In high school, the story of his famous grandfather came up only once, when he told it in geography class. “Only the teacher was interested,” he says.
Phu decided to express his faith not in what he said but in the way he lived. So he did good deeds, avoided vice and respected everyone he met as a beloved child of God.
Each May, the Nguyens of Portland celebrate their saint-ancestor. In the chapel of a former all-girls school that is now headquarters of Portland’s Southeast Asian Vicariate, relatives and friends convene for Mass, an emotional talk by Phu’s father and a festive meal. Children learn that they are heirs to holiness. This year’s celebration is set for May 17.
Prominent near the altar is a statue of a placid St. Matthew Nguyen Van Phuong, with incense burning nearby. Phu and his siblings help his parents arrange details, from finding a book of matches to taking photos.
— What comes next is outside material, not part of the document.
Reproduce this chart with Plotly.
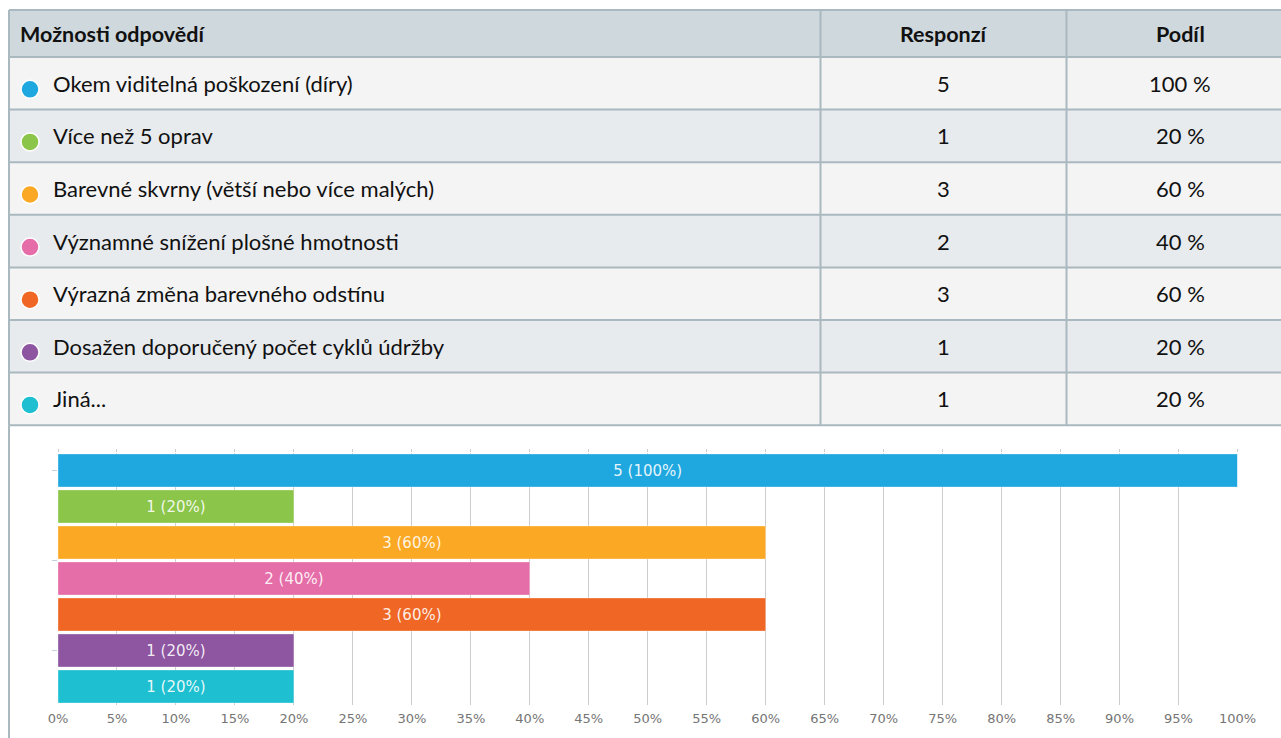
import plotly.graph_objects as go

# ---------------- data ----------------
categories = [
    "Okem viditelná poškození (díry)",
    "Více než 5 oprav",
    "Barevné skvrny (větší nebo více malých)",
    "Významné snížení plošné hmotnosti",
    "Výrazná změna barevného odstínu",
    "Dosažen doporučený počet cyklů údržby",
    "Jiná...",
]
responses = [5, 1, 3, 2, 3, 1, 1]
shares = [100, 20, 60, 40, 60, 20, 20]
share_labels = ["100 %", "20 %", "60 %", "40 %", "60 %", "20 %", "20 %"]
colors = ["#1fa8e0", "#8bc54a", "#fba924", "#e56da8", "#f06624", "#8e55a1", "#1dbfd0"]
headers = ["Možnosti odpovědí", "Responzí", "Podíl"]
x_ticks = [0, 5, 10, 15, 20, 25, 30, 35, 40, 45, 50, 55, 60, 65, 70, 75, 80, 85, 90, 95, 100]
x_tick_labels = [f"{t}%" for t in x_ticks]

# ---------------- layout constants (pixels) ----------------
W, H = 1281, 738
TABLE_LEFT, TABLE_TOP = 9, 10
HEADER_H = 47
ROW_H = 52.6
COL_X = [TABLE_LEFT, 820.5, 1066.5, W + 20]
BORDER = "#aab8bf"
HEADER_FILL = "#cfd8dc"
ROW_FILLS = ["#f4f4f4", "#e8ebed"]
TABLE_FONT = "Lato"

PLOT_LEFT, PLOT_RIGHT = 58, 1237.5
PLOT_TOP, PLOT_BOTTOM = 452.5, 704.5

n = len(categories)

fig = go.Figure()

fig.add_trace(go.Bar(
    x=shares,
    y=list(range(n)),
    orientation="h",
    marker=dict(color=colors, line=dict(color="rgba(255,255,255,0.35)", width=1)),
    text=[f"{r} ({s}%)" for r, s in zip(responses, shares)],
    textposition="inside",
    insidetextanchor="middle",
    textangle=0,
    textfont=dict(family="DejaVu Sans", size=15, color="rgba(255,255,255,0.9)"),
    hoverinfo="skip",
    showlegend=False,
    cliponaxis=False,
))
# dummy trace so the top tick-stub axis is drawn
fig.add_trace(go.Scatter(x=[0], y=[0], xaxis="x2", yaxis="y", mode="markers",
                         marker=dict(opacity=0), hoverinfo="skip", showlegend=False))

shapes = []
annotations = []

def px_shape(**kw):
    d = dict(xref="x3", yref="y3")
    d.update(kw)
    shapes.append(d)

# header
px_shape(type="rect", x0=COL_X[0], x1=COL_X[-1], y0=TABLE_TOP, y1=TABLE_TOP + HEADER_H,
         fillcolor=HEADER_FILL, line=dict(width=0))
# rows
for i in range(n):
    y0 = TABLE_TOP + HEADER_H + i * ROW_H
    px_shape(type="rect", x0=COL_X[0], x1=COL_X[-1], y0=y0, y1=y0 + ROW_H,
             fillcolor=ROW_FILLS[i % 2], line=dict(width=0))
table_bottom = TABLE_TOP + HEADER_H + n * ROW_H
# horizontal lines
for yy in [TABLE_TOP] + [TABLE_TOP + HEADER_H + i * ROW_H for i in range(n + 1)]:
    px_shape(type="line", x0=COL_X[0], x1=COL_X[-1], y0=yy, y1=yy,
             line=dict(color=BORDER, width=2))
# vertical lines
for xx in COL_X[:3]:
    px_shape(type="line", x0=xx, x1=xx, y0=TABLE_TOP, y1=table_bottom,
             line=dict(color=BORDER, width=2))
# chart container left border
px_shape(type="line", x0=TABLE_LEFT, x1=TABLE_LEFT, y0=table_bottom, y1=H + 5,
         line=dict(color=BORDER, width=2))

HFONT = dict(family=TABLE_FONT, size=21.5, color="#111")
RFONT = dict(family=TABLE_FONT, size=22, color="#111")

# header text
hy = TABLE_TOP + HEADER_H / 2
annotations.append(dict(xref="x3", yref="y3", x=18, y=hy, text=f"<b>{headers[0]}</b>",
                        xanchor="left", yanchor="middle", showarrow=False, font=HFONT))
annotations.append(dict(xref="x3", yref="y3", x=(COL_X[1] + COL_X[2]) / 2, y=hy,
                        text=f"<b>{headers[1]}</b>", xanchor="center", yanchor="middle",
                        showarrow=False, font=HFONT))
annotations.append(dict(xref="x3", yref="y3", x=1180, y=hy,
                        text=f"<b>{headers[2]}</b>", xanchor="center", yanchor="middle",
                        showarrow=False, font=HFONT))

for i in range(n):
    cy = TABLE_TOP + HEADER_H + i * ROW_H + ROW_H / 2
    px_shape(type="circle", x0=30 - 9, x1=30 + 9, y0=cy + 6 - 9, y1=cy + 6 + 9,
             fillcolor=colors[i], line=dict(color="white", width=1.5))
    annotations.append(dict(xref="x3", yref="y3", x=51, y=cy, text=categories[i],
                            xanchor="left", yanchor="middle", showarrow=False, font=RFONT))
    annotations.append(dict(xref="x3", yref="y3", x=(COL_X[1] + COL_X[2]) / 2, y=cy,
                            text=str(responses[i]), xanchor="center", yanchor="middle",
                            showarrow=False, font=RFONT))
    annotations.append(dict(xref="x3", yref="y3", x=1180, y=cy, text=share_labels[i],
                            xanchor="center", yanchor="middle", showarrow=False, font=RFONT))

fig.update_layout(
    template="none",
    width=W, height=H,
    autosize=False,
    margin=dict(l=0, r=0, t=0, b=0, pad=0, autoexpand=False),
    paper_bgcolor="white",
    plot_bgcolor="rgba(0,0,0,0)",
    bargap=0.08,
    showlegend=False,
    xaxis=dict(
        domain=[PLOT_LEFT / W, PLOT_RIGHT / W],
        range=[0, 100], anchor="y", automargin=False,
        tickvals=x_ticks, ticktext=x_tick_labels,
        showgrid=True, gridcolor="#cccccc", gridwidth=1,
        zeroline=False, showline=False, ticks="",
        tickfont=dict(family="DejaVu Sans", size=13, color="#757575"),
        ticklabelstandoff=4,
        fixedrange=True,
    ),
    xaxis2=dict(
        overlaying="x", side="top", anchor="y", automargin=False,
        range=[0, 100], tickvals=x_ticks, showticklabels=False,
        ticks="outside", ticklen=3, tickcolor="#cccccc", tickwidth=1,
        showgrid=False, zeroline=False, showline=False, fixedrange=True,
    ),
    yaxis=dict(
        domain=[1 - PLOT_BOTTOM / H, 1 - PLOT_TOP / H],
        range=[n - 0.5, -0.5], anchor="x", automargin=False,
        tickvals=[0, 2.5, 5], ticktext=["", "", ""],
        ticks="outside", ticklen=5, tickcolor="#c5d0e0", tickwidth=1,
        showgrid=False, zeroline=False, showline=False, fixedrange=True,
    ),
    xaxis3=dict(domain=[0, 1], range=[0, W], anchor="y3", visible=False,
                automargin=False, fixedrange=True),
    yaxis3=dict(domain=[0, 1], range=[H, 0], anchor="x3", visible=False,
                automargin=False, fixedrange=True),
    shapes=shapes,
    annotations=annotations,
)

fig.write_html(
    "out.html",
    config={"displayModeBar": False, "responsive": False},
    post_script="document.body.style.margin='0';document.body.style.overflow='hidden';",
)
When a sibling gets wed, the family always gives the couple a statue of St. Matthew for the new household.
“His story is magnificent,” Phu says.
The Nguyen family genealogy is shaped like a wheel, with St. Matthew as the hub. Phu is on the very edge of the circle.
Most of the saint’s descendants have remained in Vietnam, where the state keeps a close, fierce eye on Catholicism. “There is not much religious freedom,” Phu explains. “They can practice, but it doesn’t take much for an official to snap his finger and take down a church.”